If the links are supposed to be removed, they should omit them but if they did that, people would call and say the speakers are defective.

They buy the terminal cups from a supplier that includes the straps and removing the straps not only costs money, it would confuse a lot of customers who don't know how to make these connections. NONE of the best speakers made before this practice suffered for it. Engineers who design pro/commercial/industrial systems use it because it adds cost & complexity and increases the chance of some kind of failure.

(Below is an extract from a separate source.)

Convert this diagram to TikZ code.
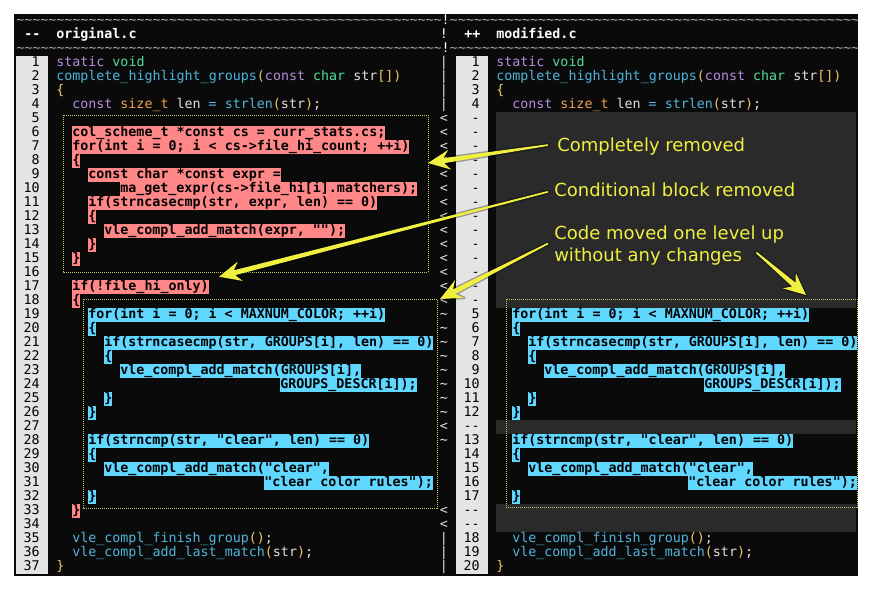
\documentclass[tikz,border=0pt]{standalone}
\usepackage{fontspec}
\setmainfont{DejaVu Sans}
\setmonofont{DejaVu Sans Mono}
\usetikzlibrary{calc}

\definecolor{termbg}{RGB}{10,10,10}
\definecolor{gonebg}{RGB}{42,42,42}
\definecolor{gutterbg}{RGB}{228,228,228}
\definecolor{delred}{RGB}{255,135,135}
\definecolor{movblue}{RGB}{95,215,255}
\definecolor{kwpurple}{RGB}{180,140,220}
\definecolor{tygreen}{RGB}{80,220,150}
\definecolor{fncyan}{RGB}{80,180,220}
\definecolor{brorange}{RGB}{240,200,100}
\definecolor{szorange}{RGB}{240,160,80}
\definecolor{plaingray}{RGB}{225,225,225}
\definecolor{notey}{RGB}{240,240,64}
\definecolor{boxy}{RGB}{200,200,90}

\ExplSyntaxOn
\cs_new_eq:NN \reptext \prg_replicate:nn
\ExplSyntaxOff

\newcommand\codesize{\fontsize{10}{12}\selectfont}
\newcommand\ckw[1]{\textcolor{kwpurple}{#1}}
\newcommand\cty[1]{\textcolor{tygreen}{#1}}
\newcommand\cfn[1]{\textcolor{fncyan}{#1}}
\newcommand\cbr[1]{\textcolor{brorange}{#1}}
\newcommand\csz[1]{\textcolor{szorange}{#1}}

\tikzset{
  codetxt/.style={anchor=base west, inner sep=0pt, font=\codesize\ttfamily, text=plaingray},
  hlred/.style={codetxt, fill=delred, text=black, font=\codesize\ttfamily\bfseries,
    text height=7.875pt, text depth=2.625pt},
  hlblue/.style={hlred, fill=movblue},
  lnum/.style={anchor=base east, inner sep=0pt, font=\codesize\ttfamily, text=black},
  diffsign/.style={anchor=base, inner sep=0pt, font=\codesize\ttfamily, text=plaingray},
  hdr/.style={codetxt, font=\codesize\ttfamily\bfseries, text=white},
  tildes/.style={codetxt, text=gray!70},
  notetxt/.style={inner sep=0pt, text=notey, font=\fontsize{13.5}{16.5}\selectfont, align=left},
  chgbox/.style={draw=boxy, line width=0.75pt, dash pattern=on 0.75pt off 0.75pt},
  notearrow/.style={fill=notey, preaction={draw=black, line width=2pt, opacity=.35, line join=round}}
}

% tapered arrow: #1 tail, #2 tip
\newcommand\fatarrow[2]{%
  \path (#2) coordinate (ahtip) ($(#2)!12pt!(#1)$) coordinate (ahneck)
        ($(#2)!16.5pt!(#1)$) coordinate (ahwing);
  \fill[notearrow] ($(#1)!0.6pt!90:(#2)$) -- ($(ahneck)!1.9pt!90:(ahtip)$)
    -- ($(ahwing)!7.5pt!90:(ahtip)$) -- (ahtip) -- ($(ahwing)!7.5pt!-90:(ahtip)$)
    -- ($(ahneck)!1.9pt!-90:(ahtip)$) -- ($(#1)!0.6pt!-90:(#2)$) -- cycle;}

\begin{document}
\begin{tikzpicture}[x=0.75pt, y=-0.75pt]
\useasboundingbox (0,0) rectangle (871,589);

% terminal window
\fill[termbg] (14,14) rectangle (858,576);
\fill[gutterbg] (16,56) rectangle (48,574);
\fill[gutterbg] (456,56) rectangle (488,574);

% filler rows on the right
\fill[gonebg] (496,112) rectangle (856,308);
\fill[gonebg] (496,420) rectangle (856,434);
\fill[gonebg] (496,504) rectangle (856,532);

\begin{scope}[shift={(16,52.5)}, x=6pt, y=-10.5pt]
  % header
  \foreach \r in {-2,0}
    \node[tildes] (rule\r) at (0,\r)
      {\reptext{53}{\textasciitilde}\textcolor{white}{!}\reptext{51}{\textasciitilde}};
  \node[hdr] (minus) at (1,-1) {-{}-};
  \node[hdr] (oname) at (5,-1) {original.c};
  \node[diffsign, text=white] (bang) at (53.5,-1) {!};
  \node[hdr] (plus) at (56,-1) {++};
  \node[hdr] (mname) at (60,-1) {modified.c};

  % line numbers
  \foreach \n in {1,...,37}
    \node[lnum] (onum\n) at (3,\n) {\n};
  \foreach \r/\t in {1/1,2/2,3/3,4/4,19/5,20/6,21/7,22/8,23/9,24/10,25/11,26/12,
                     28/13,29/14,30/15,31/16,32/17,35/18,36/19,37/20}
    \node[lnum] (mnum\r) at (58,\r) {\t};
  \foreach \r in {5,...,18}
    \node[lnum] (mnum\r) at (58,\r) {-};
  \foreach \r in {27,33,34}
    \node[lnum] (mnum\r) at (58,\r) {-{}-};

  % diff markers
  \foreach \r in {1,...,4,35,36,37}
    \node[diffsign] (sg\r) at (53.5,\r) {|};
  \foreach \r in {5,...,18,27,33,34}
    \node[diffsign] (sg\r) at (53.5,\r) {<};
  \foreach \r in {19,...,26,28,...,32}
    \node[diffsign] (sg\r) at (53.5,\r) {\textasciitilde};

  % original.c
  \node[codetxt] (o1) at (5,1) {\ckw{static} \cty{void}};
  \node[codetxt] (o2) at (5,2) {\cfn{complete\_highlight\_groups}\cbr{(}\ckw{const} \cty{char} str\cbr{[])}};
  \node[codetxt] (o3) at (5,3) {\cbr{\{}};
  \node[codetxt] (o4) at (7,4) {\ckw{const} \csz{size\_t} len \cfn{=} \cfn{strlen}\cbr{(}str\cbr{)};};
  \node[hlred] (o6) at (7,6) {col\_scheme\_t *const cs = curr\_stats.cs;};
  \node[hlred] (o7) at (7,7) {for(int i = 0; i < cs->file\_hi\_count; ++i)};
  \node[hlred] (o8) at (7,8) {\{};
  \node[hlred] (o9) at (9,9) {const char *const expr =};
  \node[hlred] (o10) at (13,10) {ma\_get\_expr(cs->file\_hi[i].matchers);};
  \node[hlred] (o11) at (9,11) {if(strncasecmp(str, expr, len) == 0)};
  \node[hlred] (o12) at (9,12) {\{};
  \node[hlred] (o13) at (11,13) {vle\_compl\_add\_match(expr, "");};
  \node[hlred] (o14) at (9,14) {\}};
  \node[hlred] (o15) at (7,15) {\}};
  \node[hlred] (o17) at (7,17) {if(!file\_hi\_only)};
  \node[hlred] (o18) at (7,18) {\{};
  \node[hlblue] (o19) at (9,19) {for(int i = 0; i < MAXNUM\_COLOR; ++i)};
  \node[hlblue] (o20) at (9,20) {\{};
  \node[hlblue] (o21) at (11,21) {if(strncasecmp(str, GROUPS[i], len) == 0)};
  \node[hlblue] (o22) at (11,22) {\{};
  \node[hlblue] (o23) at (13,23) {vle\_compl\_add\_match(GROUPS[i],};
  \node[hlblue] (o24) at (33,24) {GROUPS\_DESCR[i]);};
  \node[hlblue] (o25) at (11,25) {\}};
  \node[hlblue] (o26) at (9,26) {\}};
  \node[hlblue] (o28) at (9,28) {if(strncmp(str, "clear", len) == 0)};
  \node[hlblue] (o29) at (9,29) {\{};
  \node[hlblue] (o30) at (11,30) {vle\_compl\_add\_match("clear",};
  \node[hlblue] (o31) at (31,31) {"clear color rules");};
  \node[hlblue] (o32) at (9,32) {\}};
  \node[hlred] (o33) at (7,33) {\}};
  \node[codetxt] (o35) at (7,35) {\cfn{vle\_compl\_finish\_group}\cbr{()};};
  \node[codetxt] (o36) at (7,36) {\cfn{vle\_compl\_add\_last\_match}\cbr{(}str\cbr{)};};
  \node[codetxt] (o37) at (5,37) {\cbr{\}}};

  % modified.c
  \node[codetxt] (m1) at (60,1) {\ckw{static} \cty{void}};
  \node[codetxt] (m2) at (60,2) {\cfn{complete\_highlight\_groups}\cbr{(}\ckw{const} \cty{char} str\cbr{[])}};
  \node[codetxt] (m3) at (60,3) {\cbr{\{}};
  \node[codetxt] (m4) at (62,4) {\ckw{const} \csz{size\_t} len \cfn{=} \cfn{strlen}\cbr{(}str\cbr{)};};
  \node[hlblue] (m19) at (62,19) {for(int i = 0; i < MAXNUM\_COLOR; ++i)};
  \node[hlblue] (m20) at (62,20) {\{};
  \node[hlblue] (m21) at (64,21) {if(strncasecmp(str, GROUPS[i], len) == 0)};
  \node[hlblue] (m22) at (64,22) {\{};
  \node[hlblue] (m23) at (66,23) {vle\_compl\_add\_match(GROUPS[i],};
  \node[hlblue] (m24) at (86,24) {GROUPS\_DESCR[i]);};
  \node[hlblue] (m25) at (64,25) {\}};
  \node[hlblue] (m26) at (62,26) {\}};
  \node[hlblue] (m28) at (62,28) {if(strncmp(str, "clear", len) == 0)};
  \node[hlblue] (m29) at (62,29) {\{};
  \node[hlblue] (m30) at (64,30) {vle\_compl\_add\_match("clear",};
  \node[hlblue] (m31) at (84,31) {"clear color rules");};
  \node[hlblue] (m32) at (62,32) {\}};
  \node[codetxt] (m35) at (62,35) {\cfn{vle\_compl\_finish\_group}\cbr{()};};
  \node[codetxt] (m36) at (62,36) {\cfn{vle\_compl\_add\_last\_match}\cbr{(}str\cbr{)};};
  \node[codetxt] (m37) at (60,37) {\cbr{\}}};
\end{scope}

% changed blocks
\draw[chgbox] (63,115) rectangle (428,272);
\draw[chgbox] (83,299) rectangle (437,508);
\draw[chgbox] (506,299) rectangle (857,507);

% notes
\node[notetxt, anchor=base west] (notegone) at (557,151) {Completely removed};
\node[notetxt, anchor=base west] (notecond) at (554,196.5) {Conditional block removed};
\node[notetxt, anchor=north west] (notemove) at (554,225.5) {Code moved one level up\\without any changes};

\coordinate (gonetail) at ($(notegone.west)+(-9,-1)$);
\coordinate (gonetip) at (428,163);
\coordinate (condtail) at ($(notecond.west)+(-6,2)$);
\coordinate (condtip) at ($(o17.north east)+(10,-3)$);
\coordinate (movetail) at ($(notemove.north west)+(-6,18)$);
\coordinate (movetip) at (440,299);
\coordinate (uptail) at ($(notemove.south east)+(-28,-13)$);
\coordinate (uptip) at (806,295);

\fatarrow{gonetail}{gonetip}
\fatarrow{condtail}{condtip}
\fatarrow{movetail}{movetip}
\fatarrow{uptail}{uptip}
\end{tikzpicture}
\end{document}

If there was a way to switch between bi-wired and twisted pairs, nobody will hear the difference unless they know which is being used at the time.
 
P

prk504

Audioholic Intern
This has been tested- it only moves the point where the conductors merge to the binding post on the amplifier- it's only one stud with one nut, but one of the wires on each is on a banana plug, rather than a spade lug.

If the links are supposed to be removed, they should omit them but if they did that, people would call and say the speakers are defective.

They buy the terminal cups from a supplier that includes the straps and removing the straps not only costs money, it would confuse a lot of customers who don't know how to make these connections. NONE of the best speakers made before this practice suffered for it. Engineers who design pro/commercial/industrial systems use it because it adds cost & complexity and increases the chance of some kind of failure.

If there was a way to switch between bi-wired and twisted pairs, nobody will hear the difference unless they know which is being used at the time.
That's interesting. If there is no difference I'd rather do the biwire the way I have it. The 4 legged speaker pants look way cooler behind the speakers.

That being said, is there a disadvantage doing the biwire the way I have it set up?

Also the speakers I have did not come with jumpers attached, they supplied the jumpers in the accessories kit.

I'm surprised this is basically a marketing gimmick.